Descaminhos: Das esferas aos círculos

terça-feira, agosto 28, 2012

Das esferas aos círculos

Há limites para o jogo de interpretações possíveis. E tais limites não precisam ser estipulados pela tradição das leituras convencionadas, por costumes ou supostas intenções originais. Ao menos para se começar a jogar, seria suficiente que tais limites fossem estipulados pela consistência que oferecessem.

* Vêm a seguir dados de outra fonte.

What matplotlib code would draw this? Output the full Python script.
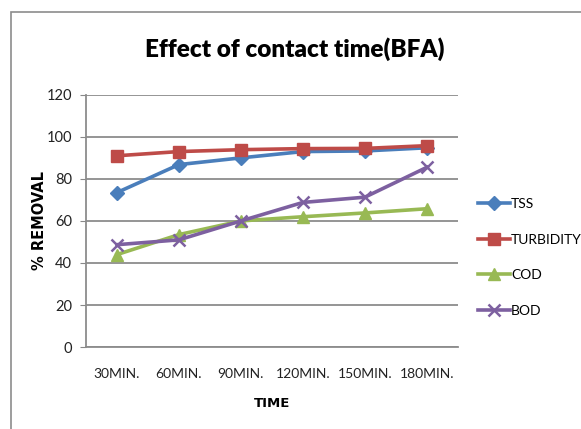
import matplotlib.pyplot as plt
from matplotlib.patches import Rectangle

# contact time vs % removal (BFA)
times = ['30MIN.', '60MIN.', '90MIN.', '120MIN.', '150MIN.', '180MIN.']
tss = [73.5, 86.8, 90.0, 93.0, 93.3, 94.8]
turbidity = [91.0, 93.0, 93.9, 94.4, 94.5, 95.8]
cod = [44.0, 53.5, 60.0, 62.0, 63.8, 65.8]
bod = [48.7, 51.0, 60.0, 68.8, 71.3, 85.5]

plt.rcParams['font.family'] = ['Lato', 'DejaVu Sans']

fig = plt.figure(figsize=(5.81, 4.29), dpi=100)
ax = fig.add_axes([0.148, 0.191, 0.640, 0.588])

x = range(len(times))
ax.plot(x, tss, color='#4A7EBB', lw=2.6, marker='D', ms=7, label='TSS')
ax.plot(x, turbidity, color='#BE4B48', lw=2.6, marker='s', ms=8.5, label='TURBIDITY')
ax.plot(x, cod, color='#98B954', lw=2.6, marker='^', ms=8.5, label='COD')
ax.plot(x, bod, color='#7D60A0', lw=2.6, marker='x', ms=8, mew=1.8, label='BOD')

ax.set_xlim(-0.5, len(times) - 0.5)
ax.set_ylim(0, 120)
ax.set_yticks(range(0, 121, 20))
ax.set_xticks(list(x))
ax.set_xticklabels(times)
ax.tick_params(axis='x', length=0, pad=15, labelsize=10, colors='#222222')
ax.tick_params(axis='y', length=4, color='#888888', pad=6, labelsize=10.5, colors='#222222')
ax.yaxis.grid(True, color='#8c8c8c', lw=1.3)
ax.set_axisbelow(True)
for side in ['top', 'right']:
    ax.spines[side].set_visible(False)
for side in ['left', 'bottom']:
    ax.spines[side].set_color('#8c8c8c')
    ax.spines[side].set_linewidth(1.3)

ax.set_xlabel('TIME', fontsize=9.5, fontweight='bold', family='DejaVu Sans', labelpad=12)
ax.set_ylabel('% REMOVAL', fontsize=10.5, fontweight='bold', family='DejaVu Sans', labelpad=0)

fig.text(0.508, 0.885, 'Effect of contact time(BFA)', ha='center', va='center',
         fontsize=17.5, fontweight='heavy')

ax.legend(loc='center left', bbox_to_anchor=(1.02, 0.355), frameon=False,
          fontsize=10, labelspacing=1.7, handlelength=2.3, handletextpad=0.1)

# outer chart frame
fig.patches.append(Rectangle((11 / 581, -0.1), 1.2, 1 - 12 / 429 + 0.1,
                             transform=fig.transFigure, fill=False,
                             edgecolor='#8c8c8c', lw=1.2))

fig.savefig('out.png', dpi=100)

Quando, como numa recente montagem da Götterdämmerung em São Paulo, se faz com que a autoimolação de Brünnhilde seja saudada por uma celebração da pluralidade de formas possíveis da concupiscência, o que se tem não é uma interpretação revolucionária ou sequer alternativa, mas uma anti-interpretação, um belo tiro no pé, o qual produz um curto circuito que esvazia qualquer sentido da obra. Afinal, o que resta de toda a tetralogia do Anel do Nibelungo quando se perde a distinção entre a renúncia de Alberich, na primeira cena da Rheingold, e a renúncia de Brünnhilde, na cena final da Götterdämmerung? Se nada houvesse além desejo e essa última cena fosse movida pelas mesmas forças que moveram a primeira, retornaríamos ao ponto inicial muito mais pobres do que estávamos no começo, pois então sequer se teria algo além de desejo a se renunciar em troca de desejo, tudo se resumindo ao fastio de um jogo de renúncias de desejos em troca de desejos, essas renúncias mobilizadas elas mesmas por desejos: mise en abyme infernal de um relativismo erótico e autorreferente. Se fosse por aí que o mundo acabasse, sequer faria sentido que viesse a começar.

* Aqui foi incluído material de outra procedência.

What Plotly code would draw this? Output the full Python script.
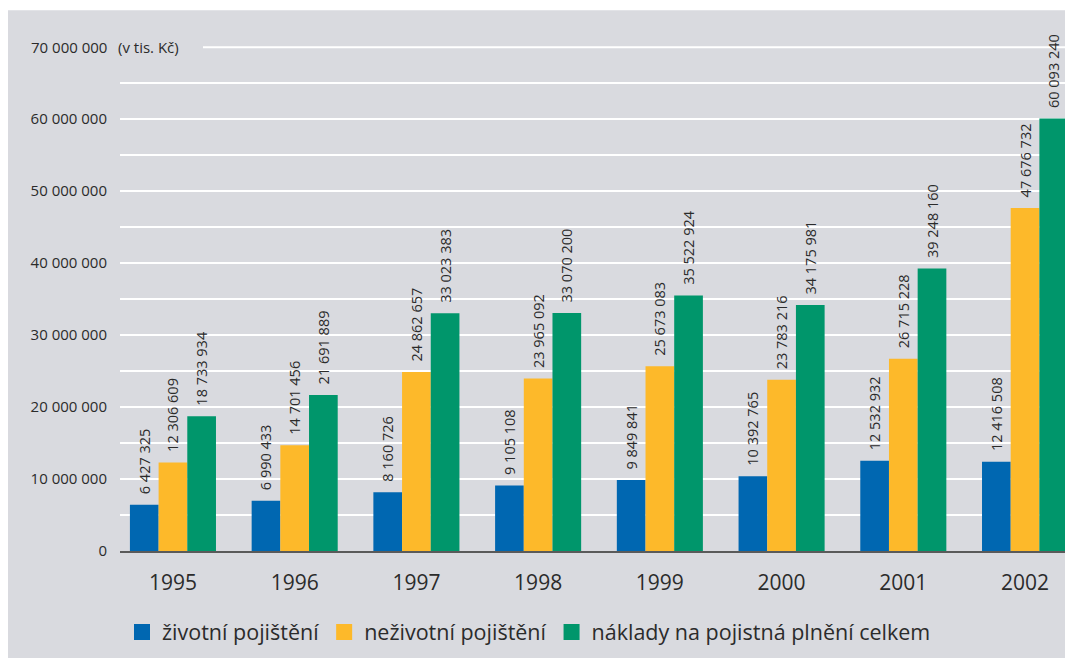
import plotly.graph_objects as go

years = ["1995", "1996", "1997", "1998", "1999", "2000", "2001", "2002"]
zivotni = [6427325, 6990433, 8160726, 9105108, 9849841, 10392765, 12532932, 12416508]
nezivotni = [12306609, 14701456, 24862657, 23965092, 25673083, 23783216, 26715228, 47676732]
celkem = [18733934, 21691889, 33023383, 33070200, 35522924, 34175981, 39248160, 60093240]

series_names = ["životní pojištění", "neživotní pojištění", "náklady na pojistná plnění celkem"]
colors = ["#0067b1", "#fdb92a", "#00966b"]

ytick_vals = [0, 10000000, 20000000, 30000000, 40000000, 50000000, 60000000]
ytick_text = ["0", "10 000 000", "20 000 000", "30 000 000", "40 000 000", "50 000 000", "60 000 000"]
minor_vals = [5000000, 15000000, 25000000, 35000000, 45000000, 55000000, 65000000]
top_label = "70 000 000"
top_val = 70000000
unit_label = "(v tis. Kč)"

FONT = "Open Sans"
TXT = "#2b2b2b"
BG = "#d9dadf"
OFF = 8  # page body margin


def fmt(v):
    return "  " + f"{v:,}".replace(",", " ")


fig = go.Figure()
for name, vals, col in zip(series_names, [zivotni, nezivotni, celkem], colors):
    fig.add_trace(go.Bar(
        x=years, y=vals, name=name, marker=dict(color=col, line=dict(width=0)),
        text=[fmt(v) for v in vals], textposition="outside", textangle=-90,
        textfont=dict(family=FONT, size=14.5, color=TXT),
        constraintext="none", cliponaxis=False, showlegend=False,
    ))
# legend entries with larger square swatches
for name, col in zip(series_names, colors):
    fig.add_trace(go.Scatter(
        x=[None], y=[None], mode="markers", name=name,
        marker=dict(symbol="square", size=16, color=col), showlegend=True,
    ))

W, H = 1065, 650
L, R, T, B = 112, 0, 39.7, 107
ymax = 69900000
plot_w = W - L - R
plot_h = H - T - B

def px_x(p):
    return (p - OFF - L) / plot_w

def px_y(p):
    return (H - B - (p - OFF)) / plot_h

fig.update_layout(
    width=W, height=H,
    margin=dict(l=L, r=R, t=T, b=B, pad=0),
    paper_bgcolor="white",
    plot_bgcolor="rgba(0,0,0,0)",
    barmode="group", bargap=0.293, bargroupgap=0,
    font=dict(family=FONT, color=TXT),
    showlegend=True,
    legend=dict(orientation="h", x=px_x(529), y=px_y(632), xanchor="center", yanchor="middle",
                font=dict(family=FONT, size=21.5, color=TXT), bgcolor="rgba(0,0,0,0)",
                itemwidth=30, traceorder="normal"),
    xaxis=dict(range=[-0.435, 7.394], showgrid=False, showline=True, linecolor="#5a5a5a",
               linewidth=2, ticks="", tickfont=dict(family=FONT, size=21, color=TXT),
               ticklabelstandoff=12, fixedrange=True),
    yaxis=dict(range=[0, ymax], tickvals=ytick_vals, ticktext=ytick_text, showgrid=True,
               gridcolor="white", gridwidth=2, zeroline=False, showline=False, ticks="",
               tickfont=dict(family=FONT, size=15, color=TXT), ticklabelstandoff=12,
               minor=dict(tickvals=minor_vals, showgrid=True, gridcolor="white", gridwidth=2),
               fixedrange=True),
    shapes=[
        dict(type="rect", xref="paper", yref="paper", x0=px_x(OFF), x1=px_x(W + OFF + 2),
             y0=px_y(H + OFF + 2), y1=px_y(10), fillcolor=BG, line=dict(width=0), layer="below"),
        dict(type="line", xref="paper", yref="paper", x0=px_x(203), x1=1,
             y0=top_val / ymax, y1=top_val / ymax, line=dict(color="white", width=2), layer="below"),
    ],
    annotations=[
        dict(text=top_label, xref="paper", yref="paper", x=px_x(109), y=top_val / ymax,
             xanchor="right", yanchor="middle", showarrow=False,
             font=dict(family=FONT, size=15, color=TXT)),
        dict(text=unit_label, xref="paper", yref="paper", x=px_x(116), y=top_val / ymax,
             xanchor="left", yanchor="middle", showarrow=False,
             font=dict(family=FONT, size=15, color=TXT)),
    ],
)

fig.write_html("out.html")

Ao se extirpar da compreensão da experiência humana seu eixo vertical, extirpação essa inevitável em qualquer uma das muitas versões possíveis em que o naturalismo se apresenta, perde-se a capacidade de descrever satisfatoriamente, mesmo que de forma apenas esquemática, fenômenos dos mais triviais. Do medo à angústia, do prazer à bem-aventurança, da irritação ao ódio, do cansaço ao tédio, da afeição ao amor, da estratégia ao sacrifício, do animal ao humano: para a horizontalidade naturalista, que — no limite —, por malícia, confusão ou estupidez, aposta na possibilidade da redução de todo o espaço da realidade a um único plano, tudo o que se tem aqui seriam meras diferenças de grau, de intensidade ou complexidade.

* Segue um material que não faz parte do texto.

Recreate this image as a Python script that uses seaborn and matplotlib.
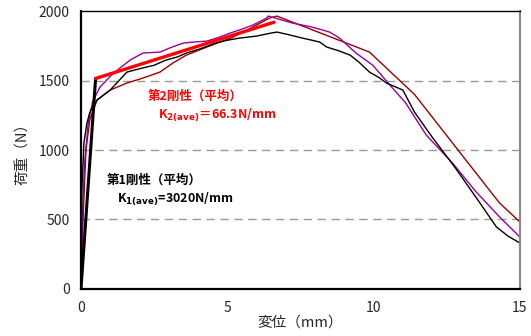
import numpy as np
import pandas as pd
import seaborn as sns
import matplotlib.pyplot as plt

# load-displacement curves
black_x = [0, 0.03, 0.1, 0.2, 0.3, 0.45, 0.55, 1.0, 1.3, 1.57, 2.1, 2.5, 2.9, 3.3, 3.6, 4.1, 4.6, 5.0, 5.4, 6.0, 6.45, 6.7,
           7.1, 7.58, 7.9, 8.16, 8.4, 8.8, 9.2, 9.5, 9.86, 10.2, 10.44, 11.0, 11.4, 12.0, 12.8, 13.5, 14.2, 14.6, 15.0]
black_y = [0, 700, 1050, 1190, 1270, 1330, 1360, 1432, 1500, 1561, 1590, 1610, 1647, 1670, 1698, 1730, 1770, 1790, 1805, 1820, 1840, 1849,
           1830, 1805, 1790, 1777, 1741, 1715, 1683, 1633, 1561, 1520, 1482, 1432, 1273, 1094, 870, 660, 446, 380, 331]

purple_x = [0, 0.05, 0.12, 0.25, 0.4, 0.65, 1.0, 1.33, 1.7, 2.12, 2.7, 3.1, 3.5, 3.9, 4.3, 4.7, 5.1, 5.5, 5.87, 6.35, 6.4,
            6.8, 7.24, 7.9, 8.5, 8.84, 9.4, 9.97, 10.5, 11.1, 11.8, 12.7, 13.5, 14.3, 15.0]
purple_y = [0, 500, 900, 1200, 1350, 1453, 1530, 1590, 1650, 1698, 1705, 1740, 1770, 1778, 1784, 1810, 1842, 1870, 1899, 1950, 1964,
            1940, 1913, 1885, 1849, 1805, 1698, 1611, 1482, 1338, 1108, 906, 700, 520, 374]

brown_x = [0, 0.07, 0.17, 0.3, 0.55, 1.0, 1.57, 2.12, 2.7, 3.14, 3.6, 4.3, 5.2, 5.87, 6.45, 6.7, 9.86, 11.4, 14.3, 15.0]
brown_y = [0, 500, 1000, 1216, 1360, 1432, 1482, 1518, 1561, 1626, 1683, 1741, 1813, 1885, 1950, 1964, 1705, 1400, 620, 482]

# stiffness lines
k1_x = [0, 0.50]
k1_y = [0, 1515]
k2_x = [0.50, 6.6]
k2_y = [1515, 1920]

sns.set_style('white')
plt.rcParams['font.family'] = ['Noto Sans CJK JP', 'DejaVu Sans']
plt.rcParams['mathtext.fontset'] = 'dejavusans'

fig = plt.figure(figsize=(5.31, 3.36), dpi=100)
ax = fig.add_axes([0.1525, 0.140, 0.8265, 0.827])

# dashed gridlines
for g in [500, 1000, 1500]:
    ax.axhline(g, color='#999999', lw=1, ls=(0, (6, 4)), zorder=0)

sns.lineplot(x=brown_x, y=brown_y, sort=False, estimator=None, color='#990000', lw=1, ax=ax)
sns.lineplot(x=purple_x, y=purple_y, sort=False, estimator=None, color='#990099', lw=1, ax=ax)
sns.lineplot(x=black_x, y=black_y, sort=False, estimator=None, color='black', lw=1, ax=ax)
sns.lineplot(x=k1_x, y=k1_y, sort=False, estimator=None, color='black', lw=2.2, ax=ax)
sns.lineplot(x=k2_x, y=k2_y, sort=False, estimator=None, color='#FF0000', lw=2.4, ax=ax)

ax.set_xlim(0, 15)
ax.set_ylim(0, 2000)
ax.set_xticks([0, 5, 10, 15])
ax.set_yticks([0, 500, 1000, 1500, 2000])
ax.tick_params(axis='x', direction='in', length=3, pad=9, labelsize=10, color='#666666')
ax.tick_params(axis='y', length=0, pad=8, labelsize=10)

ax.spines['left'].set_linewidth(1.6)
ax.spines['bottom'].set_linewidth(1.6)
ax.spines['left'].set_color('black')
ax.spines['bottom'].set_color('black')
ax.spines['top'].set_color('black')
ax.spines['top'].set_linewidth(1.0)
ax.spines['right'].set_color('#888888')
ax.spines['right'].set_linewidth(1.5)

ax.set_xlabel('変位（mm）', fontsize=10.5, labelpad=0)
ax.set_ylabel('荷重（N）', fontsize=10.5, labelpad=6)

# annotations
ax.text(2.29, 1388, '第2剛性（平均）', color='#FF0000', fontsize=9, fontweight='bold', va='center')
ax.text(2.63, 1252, r'K$_{\mathbf{2(ave)}}$＝66.3N/mm', color='#FF0000', fontsize=9, fontweight='bold', va='center')
ax.text(0.89, 784, '第1剛性（平均）', color='black', fontsize=9, fontweight='bold', va='center')
ax.text(1.23, 647, r'K$_{\mathbf{1(ave)}}$=3020N/mm', color='black', fontsize=9, fontweight='bold', va='center')

fig.savefig('out.png', dpi=100)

Para uma tal mentalidade procustiana, uma renúncia é apenas cálculo, saudades são uma espécie de carência e uma vontade ou decisão não podem ser nada além de libido. Como resultado, as descrições da experiência humana resultam em caricaturas monstruosas, imprestavelmente simplistas ou francamente ridículas. Bela interpretação relinchante.